When I come in to Kong Kee, the items I get the most often are the pressed and five-spiced pressed tofu. I have also previously purchased and enjoyed their fresh rice noodles, which are cut thinly almost like pho noodles, thicker like ho fun/he fun (chow fun noodles), and also in huge sheets for large rice noodle rolls. I’ve also gotten their seitan and enjoyed it. This time, I purchased some seitan (kao fu), five spice pressed tofu as repeat buys. For new items to try, I finally got two sticks of you tiao (the Chinese donut crullers I wanted for jook at home), as morning is the best time to buy these sticks. I also chose a large container of their soy milk. They added some sugar at my request.

Well, according to the Shanghai saying, I already purchased two of the four warriors for Shanghainese breakfast – “四大金刚” Sìdà Jīngāng. The classic Shanghainese brekkie, heavy on the carbs of course, would be these four items: you tiao / Chinese donut stick, ci fan (pressed rice roll), shao bing (Shanghainese flat flaky sesame pancake), and fresh hot soy milk. I can’t wait to have my you tiao later! It’s the first time I’ve ever purchased these sticks whole anywhere in New York City!

When I look at whole long you tiao sticks in Chinese bakeries and food shops, I am reminded of the time shortly after my grandma passed when my mom made a big pot of jook. It was always a treat when we’d have jook at home and also have you tiao to dip into it. The textural contrast between the crisp chewiness of the you tiao against the soft creaminess of the jook was always so comforting and satisfying.

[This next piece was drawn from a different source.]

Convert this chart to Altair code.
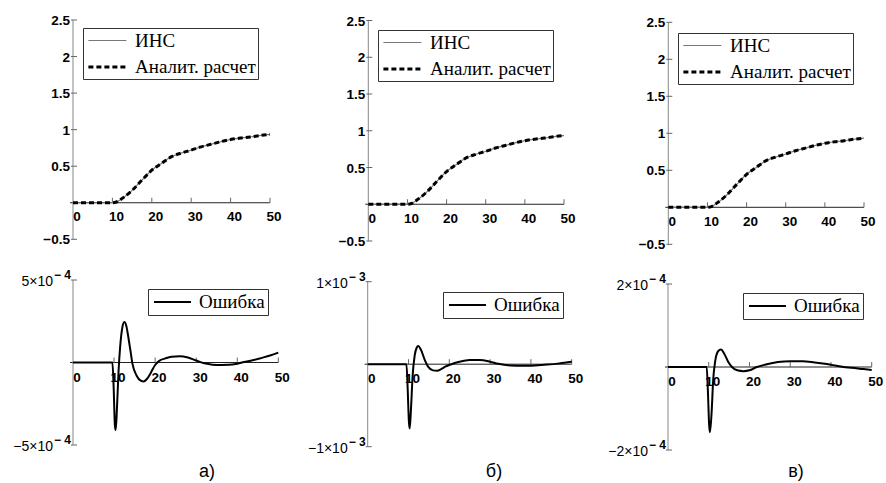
import altair as alt
import pandas as pd

# ---------------- data ----------------
t_top = [0, 2.5, 5, 7.5, 10, 11, 12.5, 15, 17.5, 20, 22.5, 25, 27.5, 30, 32.5, 35, 37.5, 40, 42.5, 45, 47.5, 50]
ins_top = [0, 0, 0, 0, 0, 0.01, 0.06, 0.17, 0.31, 0.445, 0.54, 0.63, 0.68, 0.72, 0.765, 0.80, 0.835, 0.865, 0.885, 0.90, 0.92, 0.935]
anal_top = [0, 0, 0, 0, 0, 0.01, 0.06, 0.17, 0.31, 0.445, 0.54, 0.63, 0.68, 0.72, 0.765, 0.80, 0.835, 0.865, 0.885, 0.90, 0.92, 0.935]

t_err_a = [0, 5, 9.6, 9.9, 10.2, 10.4, 10.7, 11.1, 11.5, 12, 12.5, 13, 13.5, 14, 14.5, 15.5, 16.5, 17.2, 18, 19, 20, 21,
           22.5, 24, 26, 28, 30, 32, 34, 36, 38, 40, 42, 44, 46, 48, 50]
err_a = [0, 0, 0, -1.5e-4, -3.8e-4, -4.1e-4, -2.8e-4, -0.5e-4, 1.0e-4, 2.1e-4, 2.45e-4, 2.2e-4, 1.5e-4, 0.7e-4, -0.1e-4,
         -0.8e-4, -1.1e-4, -1.15e-4, -1.0e-4, -0.6e-4, -0.15e-4, 0.1e-4, 0.25e-4, 0.35e-4, 0.38e-4, 0.3e-4, 0.12e-4,
         -0.05e-4, -0.13e-4, -0.15e-4, -0.14e-4, -0.07e-4, 0.05e-4, 0.15e-4, 0.28e-4, 0.42e-4, 0.6e-4]

t_err_b = [0, 5, 9.5, 9.8, 10.1, 10.3, 10.6, 11, 11.5, 12, 12.4, 13, 14, 14.8, 16, 17, 18, 19, 20.5, 22.5, 25, 27.5,
           30, 32, 35, 38, 41, 44, 47, 50]
err_b = [0, 0, 0, -0.3e-3, -0.7e-3, -0.78e-3, -0.55e-3, -0.15e-3, 0.1e-3, 0.2e-3, 0.22e-3, 0.18e-3, 0.05e-3, -0.03e-3,
         -0.075e-3, -0.08e-3, -0.06e-3, -0.03e-3, 0, 0.03e-3, 0.05e-3, 0.05e-3, 0.03e-3, 0.005e-3, -0.015e-3,
         -0.02e-3, -0.015e-3, -0.005e-3, 0.01e-3, 0.03e-3]

t_err_c = [0, 5, 9.5, 9.8, 10.1, 10.3, 10.7, 11.1, 11.6, 12.3, 13, 13.8, 14.8, 15.7, 17, 18.5, 20, 21.8, 24, 27, 30,
           33, 36, 39, 42, 45, 48, 50]
err_c = [0, 0, 0, -0.6e-4, -1.4e-4, -1.57e-4, -1.1e-4, -0.3e-4, 0.15e-4, 0.38e-4, 0.42e-4, 0.32e-4, 0.12e-4, 0,
         -0.08e-4, -0.1e-4, -0.08e-4, 0, 0.06e-4, 0.12e-4, 0.14e-4, 0.14e-4, 0.11e-4, 0.07e-4, 0.02e-4, -0.02e-4,
         -0.05e-4, -0.07e-4]

series_top = ["ИНС", "Аналит. расчет"]
series_err = ["Ошибка"]

x_tick_vals = [0, 10, 20, 30, 40, 50]
x_tick_labels = ["0", "10", "20", "30", "40", "50"]
y_top_vals = [-0.5, 0.5, 1, 1.5, 2, 2.5]
y_top_labels = ["−0.5", "0.5", "1", "1.5", "2", "2.5"]

err_limits = {"a": 5e-4, "b": 1e-3, "c": 2e-4}
err_label_main = {"a": ["−5×10", "5×10"], "b": ["−1×10", "1×10"], "c": ["−2×10", "2×10"]}
err_label_sup = {"a": "− 4", "b": "− 3", "c": "− 4"}
captions = ["а)", "б)", "в)"]

TICKFONT = "Liberation Sans"
SERIF = "Liberation Serif"


def axis_layers(xs, ys, ydom, ytick_vals, ytick_texts, xlab_dy, sup=None):
    layers = []
    layers.append(
        alt.Chart(pd.DataFrame({"a": [x_tick_vals[0]], "b": [x_tick_vals[-1]], "y": [0]}))
        .mark_rule(color="#222", strokeWidth=1, xOffset=-3)
        .encode(x=alt.X("a:Q", scale=xs, axis=None), x2="b:Q", y=alt.Y("y:Q", scale=ys, axis=None))
    )
    layers.append(
        alt.Chart(pd.DataFrame({"x": [0], "y1": [ydom[0]], "y2": [ydom[1]]}))
        .mark_rule(color="#888", strokeWidth=1)
        .encode(x=alt.X("x:Q", scale=xs, axis=None), y=alt.Y("y1:Q", scale=ys, axis=None), y2="y2:Q")
    )
    layers.append(
        alt.Chart(pd.DataFrame({"x": x_tick_vals[1:], "y": [0] * (len(x_tick_vals) - 1)}))
        .mark_rule(color="#666", strokeWidth=1, y2Offset=-5)
        .encode(x=alt.X("x:Q", scale=xs, axis=None), y=alt.Y("y:Q", scale=ys, axis=None), y2="y:Q")
    )
    layers.append(
        alt.Chart(pd.DataFrame({"x": x_tick_vals, "y": [0] * len(x_tick_vals), "t": x_tick_labels}))
        .mark_text(font=TICKFONT, fontSize=13.5, fontWeight="bold", color="#000", align="center",
                   baseline="middle", dx=4, dy=xlab_dy)
        .encode(x=alt.X("x:Q", scale=xs, axis=None), y=alt.Y("y:Q", scale=ys, axis=None), text="t:N")
    )
    layers.append(
        alt.Chart(pd.DataFrame({"x": [0] * len(ytick_vals), "y": ytick_vals}))
        .mark_rule(color="#666", strokeWidth=1, xOffset=-2, x2Offset=4)
        .encode(x=alt.X("x:Q", scale=xs, axis=None), x2="x:Q", y=alt.Y("y:Q", scale=ys, axis=None))
    )
    if sup is None:
        layers.append(
            alt.Chart(pd.DataFrame({"x": [0] * len(ytick_vals), "y": ytick_vals, "t": ytick_texts}))
            .mark_text(font=TICKFONT, fontSize=13.5, fontWeight="bold", color="#000", align="right",
                       baseline="middle", dx=-3, dy=1)
            .encode(x=alt.X("x:Q", scale=xs, axis=None), y=alt.Y("y:Q", scale=ys, axis=None), text="t:N")
        )
    else:
        layers.append(
            alt.Chart(pd.DataFrame({"x": [0] * len(ytick_vals), "y": ytick_vals, "t": ytick_texts}))
            .mark_text(font=TICKFONT, fontSize=14, color="#000", align="right",
                       baseline="middle", dx=-20, dy=2)
            .encode(x=alt.X("x:Q", scale=xs, axis=None), y=alt.Y("y:Q", scale=ys, axis=None), text="t:N")
        )
        layers.append(
            alt.Chart(pd.DataFrame({"x": [0] * len(ytick_vals), "y": ytick_vals, "t": [sup] * len(ytick_vals)}))
            .mark_text(font=TICKFONT, fontSize=12, fontWeight="bold", color="#000", align="right",
                       baseline="middle", dx=-2, dy=-5)
            .encode(x=alt.X("x:Q", scale=xs, axis=None), y=alt.Y("y:Q", scale=ys, axis=None), text="t:N")
        )
    return layers


def top_panel(xr, yr, leg_xy):
    xs = alt.Scale(domain=[0, 50], range=xr, nice=False, zero=False)
    ydom = [-0.5, 2.5]
    ys = alt.Scale(domain=ydom, range=yr, nice=False, zero=False)
    layers = axis_layers(xs, ys, ydom, y_top_vals, y_top_labels, 14.5)
    leg = alt.Legend(orient="none", legendX=leg_xy[0], legendY=leg_xy[1], title=None,
                     strokeColor="#333", fillColor="white", padding=2, labelFont=SERIF,
                     labelFontSize=19, labelColor="#000", symbolType="M-0.8,0H3.2", symbolSize=361,
                     rowPadding=5, labelOffset=28, labelLimit=400, cornerRadius=0)
    color = alt.Color("s:N", scale=alt.Scale(domain=series_top, range=["#777", "#000"]), legend=leg)
    dash = alt.StrokeDash("s:N", scale=alt.Scale(domain=series_top, range=[[1, 0], [5, 3]]), legend=leg)
    sw = alt.StrokeWidth("s:N", scale=alt.Scale(domain=series_top, range=[1.2, 3]), legend=leg)
    for name, vals in zip(series_top, [ins_top, anal_top]):
        df = pd.DataFrame({"t": t_top, "v": vals, "s": [name] * len(t_top)})
        layers.append(
            alt.Chart(df).mark_line(interpolate="monotone").encode(
                x=alt.X("t:Q", scale=xs, axis=None), y=alt.Y("v:Q", scale=ys, axis=None),
                color=color, strokeDash=dash, strokeWidth=sw)
        )
    return alt.layer(*layers)


def err_panel(key, tvals, evals, xr, yr, leg_xy, cap, cap_xy):
    lim = err_limits[key]
    xs = alt.Scale(domain=[0, 50], range=xr, nice=False, zero=False)
    ydom = [-lim, lim]
    ys = alt.Scale(domain=ydom, range=yr, nice=False, zero=False)
    layers = axis_layers(xs, ys, ydom, [-lim, lim], err_label_main[key], 15, sup=err_label_sup[key])
    leg = alt.Legend(orient="none", legendX=leg_xy[0], legendY=leg_xy[1], title=None,
                     strokeColor="#333", fillColor="white", padding=3, labelFont=SERIF,
                     labelFontSize=19, labelColor="#000", symbolType="M-0.78,0H3.33", symbolSize=324,
                     symbolStrokeWidth=2, labelOffset=28, labelLimit=400, cornerRadius=0)
    df = pd.DataFrame({"t": tvals, "v": evals, "s": series_err * len(tvals)})
    layers.append(
        alt.Chart(df).mark_line(interpolate="monotone", strokeWidth=2).encode(
            x=alt.X("t:Q", scale=xs, axis=None), y=alt.Y("v:Q", scale=ys, axis=None),
            color=alt.Color("s:N", scale=alt.Scale(domain=series_err, range=["#000"]), legend=leg))
    )
    layers.append(
        alt.Chart(pd.DataFrame({"c": [cap]})).mark_text(font=TICKFONT, fontSize=18, color="#000",
                                                       align="center", baseline="middle")
        .encode(x=alt.value(cap_xy[0]), y=alt.value(cap_xy[1]), text="c:N")
    )
    return alt.layer(*layers)


res = dict(x="independent", y="independent", color="independent",
           strokeDash="independent", strokeWidth="independent")

panels = [
    top_panel([73, 270], [239.3, 20], (83, 28)),
    top_panel([368.3, 564], [241, 20.5], (378, 30)),
    top_panel([668.3, 864], [244.3, 22.3], (678, 33)),
    err_panel("a", t_err_a, err_a, [73, 278.3], [445, 280], (148, 289), captions[0], (207, 472)),
    err_panel("b", t_err_b, err_b, [367.7, 571.7], [446.7, 281.7], (443, 292), captions[1], (494, 472)),
    err_panel("c", t_err_c, err_c, [668, 871.7], [450, 284], (743, 293), captions[2], (796, 472)),
]

chart = (
    alt.layer(*panels)
    .resolve_scale(**res)
    .properties(width=886, height=483, padding=0, background="white",
                autosize=alt.AutoSizeParams(type="none"))
    .configure_view(stroke=None)
)

chart.save("out.html", embed_options={"renderer": "svg", "actions": False})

My grandma would occasionally buy a bag of these freshly fried sticks from a local bakery, and when we’d have jook at the table, it would be a happy surprise when she’d lay out a plate of the you tiao, already neatly cut into bite sized pieces for us to dunk into our jook bowls. But it was always my grandma who bought them; we never knew what they were even called in Chinese then, and we didn’t know which bakeries to buy them from.

So one day, my mom was determined to resolve this issue. She said we would go out together searching and would find those donut sticks! My mom and I wandered around Clement Street (like San Francisco Richmond District’s mini Chinatown) and went bakery to bakery, peering in to see if anyone sold them. We used our broken Toisan to ask around, but we kept getting negative responses; none of these places made this donut stick. Finally, we got to a bakery off of 6th avenue that had them way in the back, in a big metal bin, all standing upright and tall, waiting to be purchased. We pointed passed the cashier guy and motioned towards the you tiao, and they got excited to have helped us solve our mystery of what it was that we were looking for. In Mandarin, you tiao are literally called “oil sticks/strips,” while in Cantonese, they are known as “oil fried ghosts” or yàuhjagwái. Since then, I’ve never forgotten the name of them. And since then, I’ve also learned that these delicious fried Chinese donut sticks are eaten not just with jook/congee, but also wrapped in fresh rice noodle rolls (a dim sum delight), tucked into Shanghainese shao bing pancakes, and simply ducked into hot soy milk and eaten.

Memories with food are usually the happiest memories from my childhood, but I don’t think that’s unique to me based on all the childhood stories I’ve heard over the years.